Jun 24, 2026

A critique on an article: "THE ISSUE OF THE BIBLICAL TEXT"

https://www.truelifebpc.org.sg/church_weekly/far-eastern-bible-college-the-issue-of-the-biblical-text/ 

This article is a passionate defense of Verbal Plenary Inspiration (VPI) and Verbal Plenary Preservation (VPP), and a strong endorsement of the “Received Text” tradition over modern critical editions associated with groups like the United Bible Societies. It is rhetorically forceful and devotional in tone, but it raises several theological, historical, and logical issues that deserve careful scrutiny.

A first concern is the way the article frames the textual history of the Bible as a binary conflict: either one accepts the “Traditional and Received Text” (often associated with the Textus Receptus and defended by bodies such as the Trinitarian Bible Society) or one is dealing with “corruption.” This is a significant oversimplification. Modern textual criticism is not built on a presumption of corruption but on the comparison of manuscript evidence to reconstruct the earliest attainable text. Organizations such as the United Bible Societies do not argue that Scripture has been lost or fundamentally altered, but that variant readings exist and can be evaluated using historical-linguistic methods. The article does not engage this methodological framework, instead dismissing it outright.

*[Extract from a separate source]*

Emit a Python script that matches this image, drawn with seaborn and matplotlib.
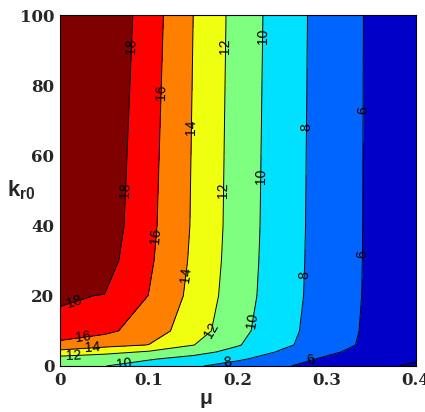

A second issue is the conflation of doctrinal certainty with a specific textual tradition. The author claims that “doctrines are built upon every word of Scripture” and that variants “greatly affect” Christian doctrine. This is a debated claim, but in mainstream textual scholarship, the vast majority of textual variants are minor (spelling, word order, or synonyms) and do not affect core Christian doctrines. Where meaningful variants exist, they are usually acknowledged transparently in modern translations (including footnotes in RSV-based and later revisions). The article does not interact with this evidence and instead asserts doctrinal destabilization without demonstration.

The critique of the Revised Standard Version (RSV) is also asserted rather than argued. The claim that it is a “product of corrupted texts” reflects a particular theological stance rather than a consensus view in biblical scholarship. The RSV is a translation that reflects a critical text tradition, not an attempt to corrupt Scripture. The argument would be stronger if it distinguished between translation philosophy (formal vs dynamic equivalence) and underlying textual criticism.

The article also relies heavily on a persecution narrative surrounding the experience of Far Eastern Bible College and its defense of VPP. While it is true that theological disputes have occurred there, the framing of opposition as equivalent to biblical persecution (e.g., Stephen in Acts) is rhetorically loaded. This analogy risks overstating the moral and spiritual stakes of academic and institutional disagreement. Legal or institutional conflict does not automatically map onto the category of persecution in the biblical sense.

Another weakness is the appeal to “vindication in a court of law” as theological confirmation of VPI/VPP. Legal outcomes are determined by procedural and institutional questions, not by the truth of doctrinal claims. Using legal rulings as theological proof is a category mistake: courts do not adjudicate biblical inspiration or textual preservation.

The article also makes a strong claim that the Kalenjin Bible translation (1969) is based on “corrupted texts” via the RSV and that a new translation based on the Received Text is necessary. This is a serious assertion, but it is not supported with textual analysis or specific examples of doctrinal distortion. Moreover, modern translation projects typically draw from multiple textual traditions, and evaluating a translation requires examining actual renderings, not presuming corruption from its base text family.

Finally, the tone of the article blends personal testimony, doctrinal certainty, and polemical contrast in a way that reduces space for scholarly nuance. While it is appropriate for devotional writing to be persuasive and confessional, it becomes less convincing when it makes broad historical and textual claims without engaging alternative evidence or scholarly consensus.

In summary, the article reflects a coherent internal theological position (VPI/VPP and Received Text primacy), but it does not adequately engage competing perspectives in biblical textual criticism, nor does it substantiate its strongest historical and textual claims with detailed evidence. A more rigorous argument would distinguish theological conviction from textual-critical methodology, and would engage opposing scholarship directly rather than characterizing it as corruption or spiritual failure.